By John Schuhmann, NBA.com
Posted May 23 2011 12:16PM
MIAMI -- In winning Game 3 of the Eastern Conference finals on Sunday, the Miami Heat made the No. 1 defense in the league look rather mediocre, scoring 96 points in a slow-paced, 84-possession game. And that included an ugly, 18-point first quarter.
In the final 36 minutes of Game 3, the Heat scored 78 points on 61 possessions, a remarkably efficient rate of 128 per 100. After what we saw in the fourth quarter of Game 2 on Wednesday, it's hard to believe that either the Heat or Chicago Bulls could put together an offensive run like that in this series, but Miami broke through at home four days later.
And they did it with LeBron James and Dwyane Wade combining for just 39 points. Chris Bosh, of course, almost matched James and Wade by himself, scoring 34 points, his second-highest total this season and also his second-highest total in 24 career postseason games.
Favorable matchup for the Heat
After the game, Bosh said that he doesn't think about who's defending him when he has the ball. But the numbers through three games clearly indicate that it matters. Later, in his postgame press conference, he admitted that he's motivated by Carlos Boozer's pre-series quote about the Heat having (just) two stars.

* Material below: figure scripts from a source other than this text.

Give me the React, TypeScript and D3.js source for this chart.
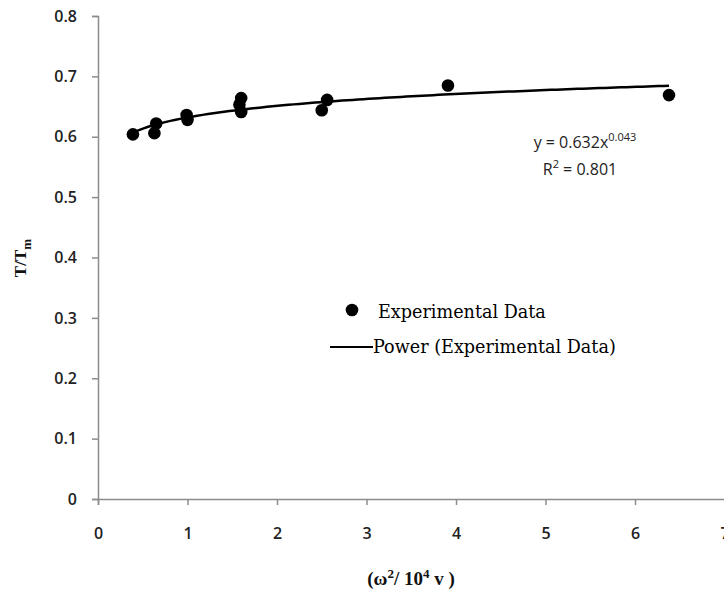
import React, { useEffect, useRef } from "react";
import * as d3 from "d3";

// Measured points: omega^2 / 10^4 v against T/Tm
const xValues = [0.39, 0.63, 0.65, 0.99, 1.0, 1.58, 1.6, 1.6, 2.5, 2.56, 3.91, 6.38];
const yValues = [0.604, 0.606, 0.622, 0.636, 0.628, 0.653, 0.664, 0.641, 0.644, 0.661, 0.685, 0.669];

// Power trend line y = a * x^b
const fitA = 0.632;
const fitB = 0.043;
const fitR2 = 0.801;

const xTicks = [0, 1, 2, 3, 4, 5, 6, 7];
const yTicks = [0, 0.1, 0.2, 0.3, 0.4, 0.5, 0.6, 0.7, 0.8];

const W = 724;
const H = 593;

export default function App() {
  const ref = useRef<SVGSVGElement>(null);

  useEffect(() => {
    const svg = d3.select(ref.current);
    svg.selectAll("*").remove();

    const x = d3.scaleLinear().domain([0, 7]).range([98, 724.5]);
    const y = d3.scaleLinear().domain([0, 0.8]).range([499, 16]);
    const axisColor = "#8c8c8c";
    const textColor = "#222";
    const sans = "'Open Sans', 'Noto Sans', sans-serif";
    const serif = "'Liberation Serif', 'DejaVu Serif', serif";
    const legendSerif = "'DejaVu Serif', serif";

    // y axis
    const yAxis = svg.append("g").attr("transform", `translate(${x(0)},0)`)
      .call(d3.axisLeft(y).tickValues(yTicks).tickSize(6).tickPadding(15).tickFormat(d3.format("~g")));
    yAxis.select(".domain").attr("stroke", axisColor).attr("stroke-width", 1.5);
    yAxis.selectAll(".tick line").attr("stroke", axisColor).attr("stroke-width", 1.5);
    yAxis.selectAll(".tick text").attr("fill", textColor).attr("font-size", 16)
      .attr("font-family", sans).attr("font-weight", 600);

    // x axis
    const xAxis = svg.append("g").attr("transform", `translate(0,${y(0)})`)
      .call(d3.axisBottom(x).tickValues(xTicks).tickSize(6).tickPadding(23).tickFormat(d3.format("d")));
    xAxis.select(".domain").attr("stroke", axisColor).attr("stroke-width", 1.5);
    xAxis.selectAll(".tick line").attr("stroke", axisColor).attr("stroke-width", 1.5);
    xAxis.selectAll(".tick text").attr("fill", textColor).attr("font-size", 16)
      .attr("font-family", sans).attr("font-weight", 600);

    // trend line
    const xMin = d3.min(xValues)!;
    const xMax = d3.max(xValues)!;
    const fitPts = d3.range(0, 101).map((i) => {
      const xv = xMin + ((xMax - xMin) * i) / 100;
      return [xv, fitA * Math.pow(xv, fitB)] as [number, number];
    });
    svg.append("path")
      .datum(fitPts)
      .attr("d", d3.line<[number, number]>().x((d) => x(d[0])).y((d) => y(d[1])))
      .attr("fill", "none").attr("stroke", "#000").attr("stroke-width", 2.5);

    // data points
    svg.append("g").selectAll("circle")
      .data(xValues.map((v, i) => [v, yValues[i]]))
      .join("circle")
      .attr("cx", (d) => x(d[0])).attr("cy", (d) => y(d[1]))
      .attr("r", 6.3).attr("fill", "#000");

    // equation
    const eq = svg.append("text").attr("x", 585).attr("y", 148).attr("text-anchor", "middle")
      .attr("font-family", sans).attr("font-size", 16).attr("fill", textColor);
    eq.append("tspan").text(`y = ${fitA}x`);
    eq.append("tspan").attr("dy", -7).attr("font-size", 11).text(`${fitB}`);
    const r2 = svg.append("text").attr("x", 580).attr("y", 175).attr("text-anchor", "middle")
      .attr("font-family", sans).attr("font-size", 16).attr("fill", textColor);
    r2.append("tspan").text("R");
    r2.append("tspan").attr("dy", -7).attr("font-size", 11).text("2");
    r2.append("tspan").attr("dy", 7).text(` = ${fitR2}`);

    // legend
    svg.append("circle").attr("cx", 352).attr("cy", 310).attr("r", 6.3).attr("fill", "#000");
    svg.append("text").attr("x", 378).attr("y", 318).attr("font-family", legendSerif)
      .attr("font-size", 17.6).attr("fill", "#000").text("Experimental Data");
    svg.append("line").attr("x1", 330).attr("x2", 373).attr("y1", 347).attr("y2", 347)
      .attr("stroke", "#000").attr("stroke-width", 2);
    svg.append("text").attr("x", 373).attr("y", 353).attr("font-family", legendSerif)
      .attr("font-size", 17.6).attr("fill", "#000").text("Power (Experimental Data)");

    // axis titles
    const xt = svg.append("text").attr("x", 411).attr("y", 585).attr("text-anchor", "middle")
      .attr("font-family", serif).attr("font-weight", "bold").attr("font-size", 19).attr("fill", "#111");
    xt.append("tspan").text("(ω");
    xt.append("tspan").attr("dy", -7).attr("font-size", 13).text("2");
    xt.append("tspan").attr("dy", 7).text("/ 10");
    xt.append("tspan").attr("dy", -7).attr("font-size", 13).text("4");
    xt.append("tspan").attr("dy", 7).text(" v )");

    const yt = svg.append("text").attr("transform", "translate(26,258) rotate(-90)").attr("text-anchor", "middle")
      .attr("font-family", serif).attr("font-weight", "bold").attr("font-size", 17).attr("fill", "#111");
    yt.append("tspan").text("T/T");
    yt.append("tspan").attr("dy", 5).attr("font-size", 13).text("m");
  }, []);

  return (
    <svg ref={ref} width={W} height={H}
      style={{ position: "absolute", left: 0, top: 0, background: "#fff" }} />
  );
}
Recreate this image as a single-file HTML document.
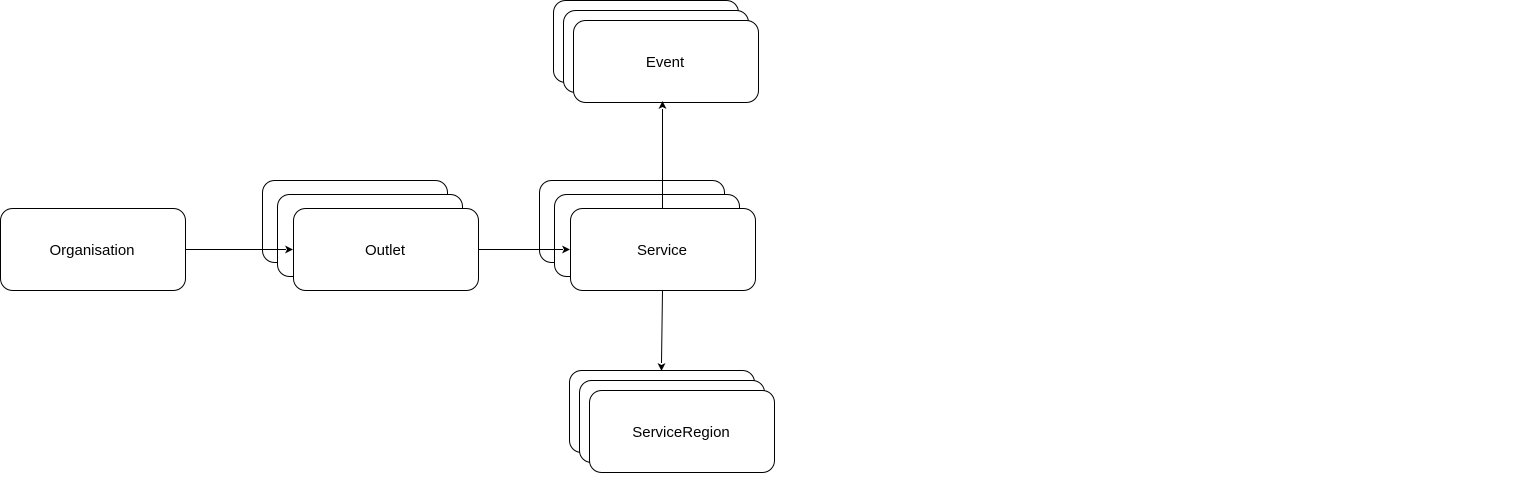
<!DOCTYPE html>
<html><head><style>body{margin:0;background:#fff}</style></head><body>
<svg width="1521" height="473" xmlns="http://www.w3.org/2000/svg" font-family="Liberation Sans, sans-serif" font-size="15">
<g fill="#fff" stroke="#000" stroke-width="1">
<rect x="0.5" y="208.5" width="185" height="82" rx="12"/>
<rect x="262.5" y="180.5" width="185" height="82" rx="12"/>
<rect x="277.5" y="194.5" width="185" height="82" rx="12"/>
<rect x="293.5" y="208.5" width="185" height="82" rx="12"/>
<rect x="539.5" y="180.5" width="185" height="82" rx="12"/>
<rect x="554.5" y="194.5" width="185" height="82" rx="12"/>
<rect x="570.5" y="208.5" width="185" height="82" rx="12"/>
<rect x="553.5" y="0.5" width="185" height="82" rx="12"/>
<rect x="563.5" y="10.5" width="185" height="82" rx="12"/>
<rect x="573.5" y="20.5" width="185" height="82" rx="12"/>
<rect x="569.5" y="370.5" width="185" height="82" rx="12"/>
<rect x="579.5" y="380.5" width="185" height="82" rx="12"/>
<rect x="589.5" y="390.5" width="185" height="82" rx="12"/>
</g>
<g stroke="#000" fill="none">
<path d="M185 249.5H286"/><path d="M478 249.5H563"/>
<path d="M662.5 208V109"/><path d="M662.5 290Q662 330 661.5 363"/>
</g>
<g fill="#000">
<path d="M293 249.5l-8 -4 2 4 -2 4z"/>
<path d="M570 249.5l-8 -4 2 4 -2 4z"/>
<path d="M662.5 101l-4 8 4 -2 4 2z"/>
<path d="M661.5 371l-4 -8 4 2 4 -2z"/>
</g>
<g text-anchor="middle" fill="#000">
<text x="92" y="255">Organisation</text>
<text x="385" y="255">Outlet</text>
<text x="662" y="255">Service</text>
<text x="665" y="67">Event</text>
<text x="681" y="437">ServiceRegion</text>
</g>
</svg>
</body></html>
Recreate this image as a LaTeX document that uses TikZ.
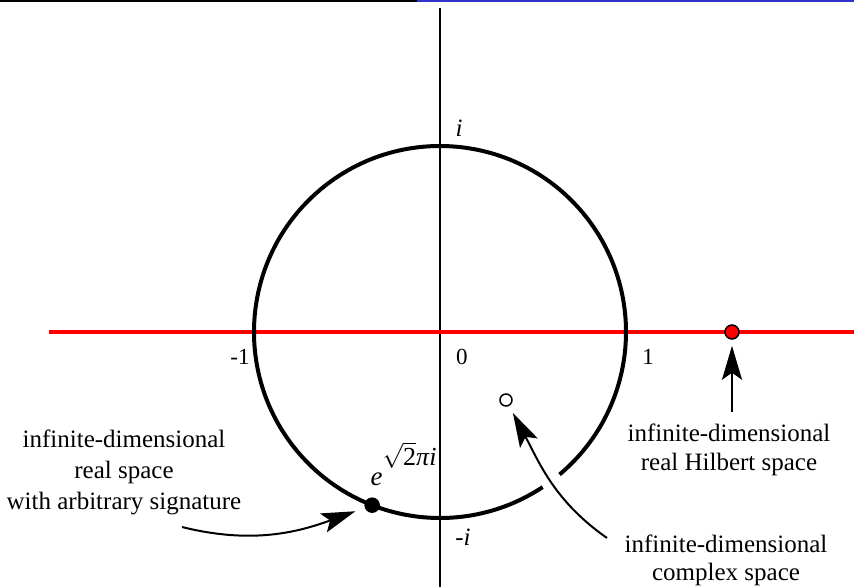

Bosh has scored 74 points in the series, and 60 of those have come with Boozer on the floor, at a rate of 34 points per 48 minutes. When Boozer has been on the bench, Bosh has scored just 18 points per 48 minutes.
|Chris Bosh's numbers with Boozer on the floor|
|Chris Bosh's numbers with Boozer off the floor|
Incredibly, Bosh is shooting 17-for-20 from within five feet in the series and 16-for-17 when Boozer is on the floor. On Sunday though, only five of Bosh's 13 field goals came within five feet.
In addition to getting to the rim, Bosh had his jumper going in Game 3. Bosh shot 46 percent from 15 feet and beyond in the first two rounds of the playoffs, but just 1-for-9 in the first two games of the conference finals. In Game 3, he was 6-for-10 from 15 feet and beyond.
Rose's role reduction
Miami's offense has improved each game in the series, but just as critical has been their continued ability to keep Derrick Rose under wraps.
Rose scored 20 points in Game 3, but needed 19 shots to do it. He had more field goals from within five feet of the basket (four) than he had in Games 1 and 2 combined (three), but three of the four came in transition. He still can't get to the rim in halfcourt situations. And on Sunday, he attempted just three free throws and dished out just five assists.
Once again, the Heat did a nice job of blitzing the Bulls' pick-and-rolls to get the ball out of Rose's hands. They want to force Rose's teammates to make plays, and they did that on Sunday. Rose's usage rate (the percentage of possessions he uses while on the floor) in Game 3 was easily his lowest of the series.
|Derrick Rose's usage|
Even when Rose gets into the paint, he's not finishing, now shooting just 11-for-28 (39 percent) from the paint in the series. His teammates haven't been much better.
• StatsCube: Bulls and Heat shooting in the series
For the series, the Bulls have attempted 30 more shots in the paint than the Heat have, but they've made 10 fewer. Chicago is 54-for-130 (42 percent), while Miami is 64-for-100 (64 percent) in the paint.
At a plus-22, Bosh is tied for the best plus-minus mark in the series, and he's tied with ... Ronnie Brewer, who has done a solid job of defending Wade.
In the series, Wade is shooting just 5-for-15 (33 percent) from the field, including 0-for-7 from midrange with Brewer on the floor. He's shooting 16-for-35 (46 percent) with Brewer on the bench. This is a continuation of Brewer's success in defending Wade in the regular season, when Wade shot 38 percent with Brewer on the floor and 54 percent with him on the bench.
A secondary lineup at last
After 94 games of his team's season, Heat coach Erik Spoelstra still didn't have a set rotation. The only lineup that Spoelstra played in both Games 1 and 2 was his starting lineup. No other five-man unit played together in both games, a clear indication that the coach was still mixing and matching his bigs and point guards.
But in Game 3, with Udonis Haslem now back in the rotation, Spoelstra had a secondary lineup he could roll with. After logging just two minutes together in Game 2, the five-man unit of Mario Chalmers, Wade, James, Bosh and Haslem played 10 minutes on Sunday, outscoring the Bulls 24-19 in that time.